1st Edition

Large Outdoor Fire Dynamics

By Keisuke Himoto Copyright 2023
    414 Pages 169 B/W Illustrations
    by CRC Press

    Large Outdoor Fire Dynamics provides the essential knowledge for the hazard evaluation of large outdoor fires, including wildland, WUI (wildland-urban interface), and urban fires. The spread of outdoor fires can be viewed as a successive occurrence of physical and chemical processes – solid fuel combustion, heat transfer to surrounding combustibles, and ignition of heated combustibles – which are explained herein. Engineering equations frequently used in practical hazard analyses are derived and then integrated to implement a computational code predicting fire spread among discretely distributed combustibles.

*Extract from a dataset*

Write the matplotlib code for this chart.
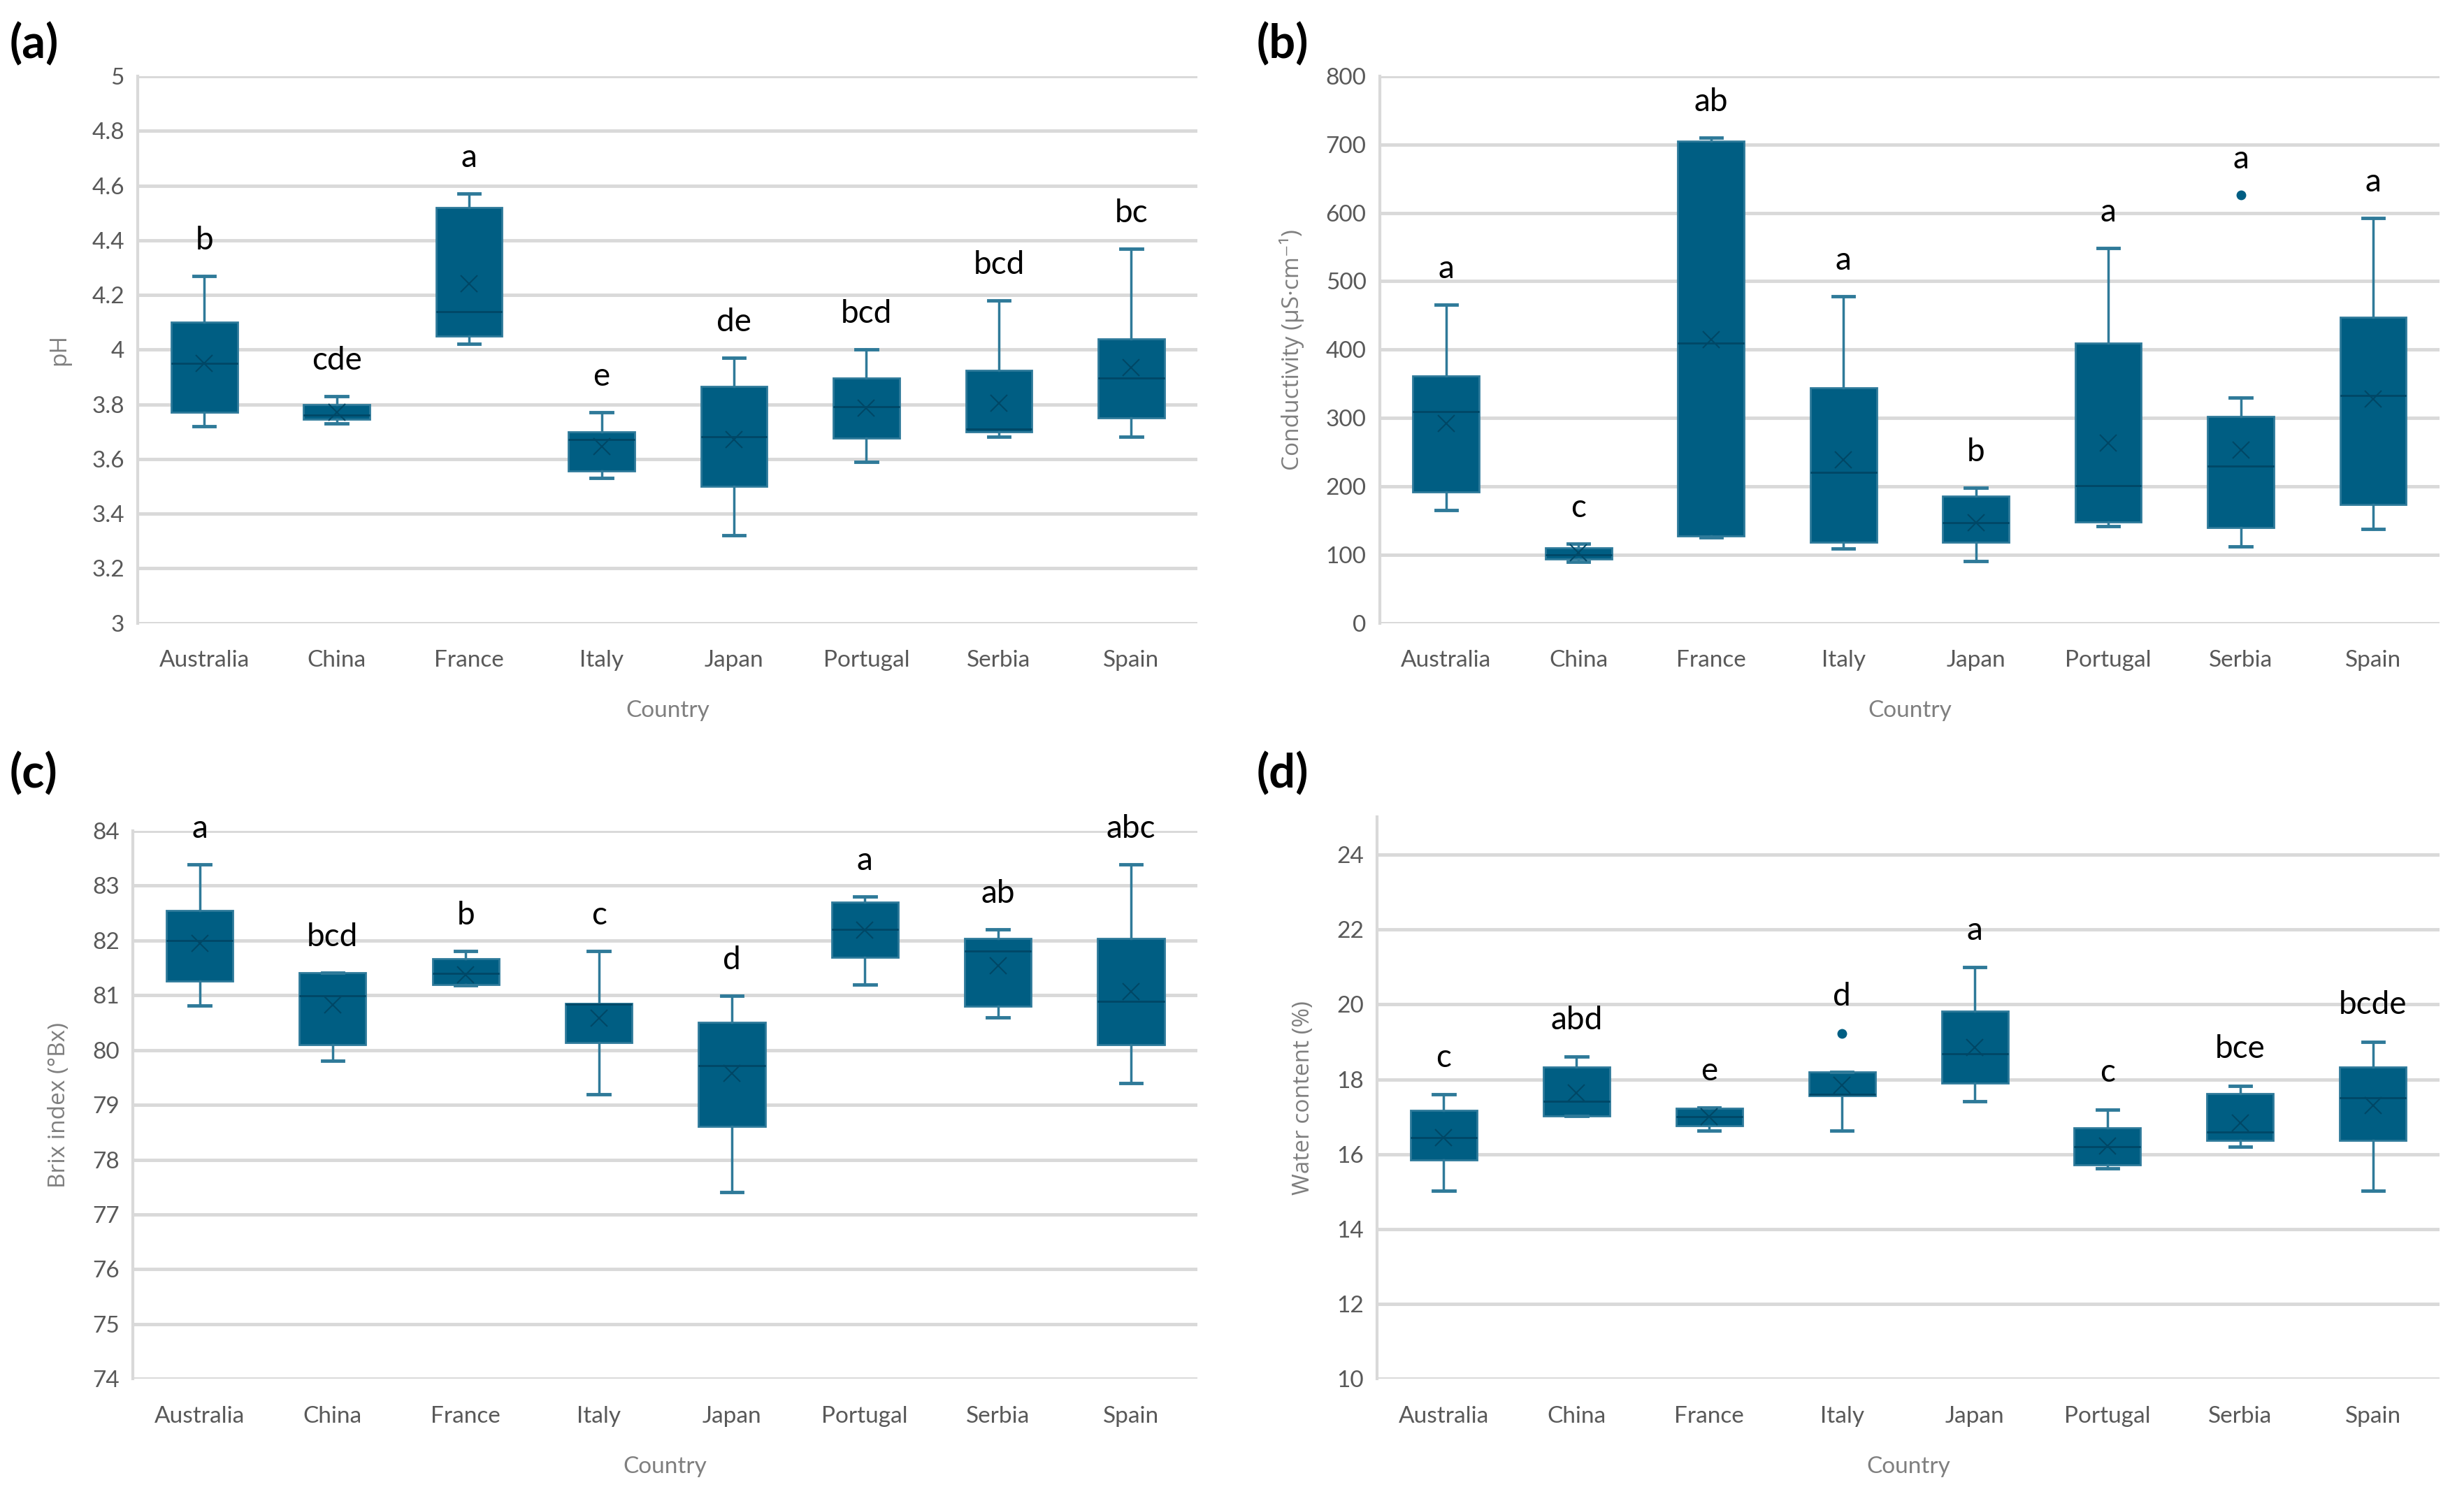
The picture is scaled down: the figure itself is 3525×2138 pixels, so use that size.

This code facilitates learning the procedure of hazard evaluation for large outdoor fires.

    Chapters cover underlying assumptions for analyzing fire spread behavior in large outdoor fires, namely, wind conditions near the ground surface and fundamentals of heat transfer; the physical mechanism of fire spread in and between combustibles, specifically focusing on fire plumes (both reacting and non-reacting) and firebrand dispersal; and the spatial modeling of 3D objects and developing the computational framework for predicting fire spread.

    The book is ideal for engineers, researchers, and graduate students in fire safety as well as mechanical engineering, civil engineering, disaster management, safety engineering, and planning. Companion source codes are available online.

    1. Introduction

    2. Wind

    3. Heat Transfer

    4. Fire Sources

    5. Fire Plumes - Quiescent Environment

    6. Fire Plumes - Windy Environment

    7. Ignition and Fire Spread Processes

    8. Firebrands

    9. Spatial Data Modeling

    10. Fire Spread Simulation


    Keisuke Himoto, Dr.Eng., is a senior researcher at the National Institute for Land and Infrastructure Management in Tsukuba, Japan. His research interests cover a broad range of fire safety issues in the built environment but with a special focus on large outdoor fires. He is the developer of various fire-related computational models, including one of the first physics-based computational models for fire spread in densely-built urban areas.